The grimtooth/Tomb of Horrors vibe turns me off also. It’s a pretty strong reaction from me, and I’m sure I’m prejudiced against this sort of dungeon. A pool of water in a natural cave that’s actually acid, or a sodium ball that drops into a pool of water to explode. Lots of levers to pull to make certain things happen. I like all of these elements, separately, but when put together in a “Challenge” style tomb I start to react badly. I think it’s the whole “the dungeon builder/wizard wants to test you” thing that I loathe, and this resembles that if you squint enough.
The dungeon is pretty linear. The map looks like a Logos-style map, but is’ pretty linear with a couple of offshoot corridors with more empty rooms and “challenges.” It’s not really large enough to stretch your legs in or to get that feeling of dread from not knowing what’s down the road not taken.
It does a decent job with the monsters and the treasure. It’s new monsters and treasure, which is always nice to see.
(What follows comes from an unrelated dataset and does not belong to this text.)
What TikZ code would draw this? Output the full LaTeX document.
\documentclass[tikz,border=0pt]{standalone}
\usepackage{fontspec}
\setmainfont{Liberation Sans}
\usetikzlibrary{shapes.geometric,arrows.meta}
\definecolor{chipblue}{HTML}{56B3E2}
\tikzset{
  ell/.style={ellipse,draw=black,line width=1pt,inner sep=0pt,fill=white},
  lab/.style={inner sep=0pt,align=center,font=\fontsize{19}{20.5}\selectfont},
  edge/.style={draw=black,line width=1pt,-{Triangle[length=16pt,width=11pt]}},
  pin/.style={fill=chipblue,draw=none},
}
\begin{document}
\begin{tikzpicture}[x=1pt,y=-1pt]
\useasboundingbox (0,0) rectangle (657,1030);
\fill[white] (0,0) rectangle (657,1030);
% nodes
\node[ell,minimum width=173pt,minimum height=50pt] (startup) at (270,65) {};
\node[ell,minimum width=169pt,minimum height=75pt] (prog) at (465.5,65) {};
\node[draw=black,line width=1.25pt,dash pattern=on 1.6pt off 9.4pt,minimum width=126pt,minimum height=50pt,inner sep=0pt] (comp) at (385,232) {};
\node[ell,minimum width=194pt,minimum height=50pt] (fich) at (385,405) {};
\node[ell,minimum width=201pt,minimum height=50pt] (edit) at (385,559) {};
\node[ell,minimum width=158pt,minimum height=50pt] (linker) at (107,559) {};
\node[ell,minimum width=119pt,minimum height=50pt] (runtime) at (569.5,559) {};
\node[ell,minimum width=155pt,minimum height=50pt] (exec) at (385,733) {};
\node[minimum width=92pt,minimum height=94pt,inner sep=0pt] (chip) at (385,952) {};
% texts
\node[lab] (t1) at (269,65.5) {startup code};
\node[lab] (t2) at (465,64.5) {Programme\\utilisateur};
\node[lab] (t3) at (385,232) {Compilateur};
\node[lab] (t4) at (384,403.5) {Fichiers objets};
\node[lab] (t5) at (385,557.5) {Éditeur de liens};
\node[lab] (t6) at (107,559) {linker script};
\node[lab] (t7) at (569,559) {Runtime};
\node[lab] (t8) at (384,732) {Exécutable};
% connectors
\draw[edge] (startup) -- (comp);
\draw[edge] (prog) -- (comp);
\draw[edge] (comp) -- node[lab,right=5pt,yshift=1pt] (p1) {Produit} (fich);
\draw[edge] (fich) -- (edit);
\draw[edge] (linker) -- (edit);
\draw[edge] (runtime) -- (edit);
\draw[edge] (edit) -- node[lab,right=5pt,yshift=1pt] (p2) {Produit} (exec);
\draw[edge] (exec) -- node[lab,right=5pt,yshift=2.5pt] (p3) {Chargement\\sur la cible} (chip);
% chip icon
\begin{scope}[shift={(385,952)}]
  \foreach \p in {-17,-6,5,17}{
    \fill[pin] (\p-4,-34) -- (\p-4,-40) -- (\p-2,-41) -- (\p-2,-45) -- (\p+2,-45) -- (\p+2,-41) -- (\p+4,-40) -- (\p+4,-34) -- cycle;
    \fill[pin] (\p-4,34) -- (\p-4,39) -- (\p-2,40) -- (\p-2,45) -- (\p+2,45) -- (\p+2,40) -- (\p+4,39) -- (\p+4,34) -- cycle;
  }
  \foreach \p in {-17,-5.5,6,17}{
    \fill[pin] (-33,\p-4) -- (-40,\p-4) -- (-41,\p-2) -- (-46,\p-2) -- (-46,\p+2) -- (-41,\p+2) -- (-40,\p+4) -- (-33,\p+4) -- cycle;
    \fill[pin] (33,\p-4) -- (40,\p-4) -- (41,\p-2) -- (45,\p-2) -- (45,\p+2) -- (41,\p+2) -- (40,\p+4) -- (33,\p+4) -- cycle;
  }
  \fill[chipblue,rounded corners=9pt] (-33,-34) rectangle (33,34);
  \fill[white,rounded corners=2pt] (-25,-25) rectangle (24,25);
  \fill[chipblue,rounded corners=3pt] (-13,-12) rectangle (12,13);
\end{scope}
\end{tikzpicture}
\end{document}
The descriptions are a bit wanting though. “As normal skeletons, but armed with norse weapons.” Not exactly inspiring. Spectral skeletons dripping with ectoplasm (a different monster) is a bit better.
The ending has the undead king arise, 10 turns later, and begin to summon an army of the dead. The beginning has the party find a cross that is used as a kind of key to open some of the doors/traps in the complex. Both of those elements are pretty decent. It’s the middle that suffers a lot. The conversational style leads to the lack of focus in the descriptions, resulting in boring instead of inspiring.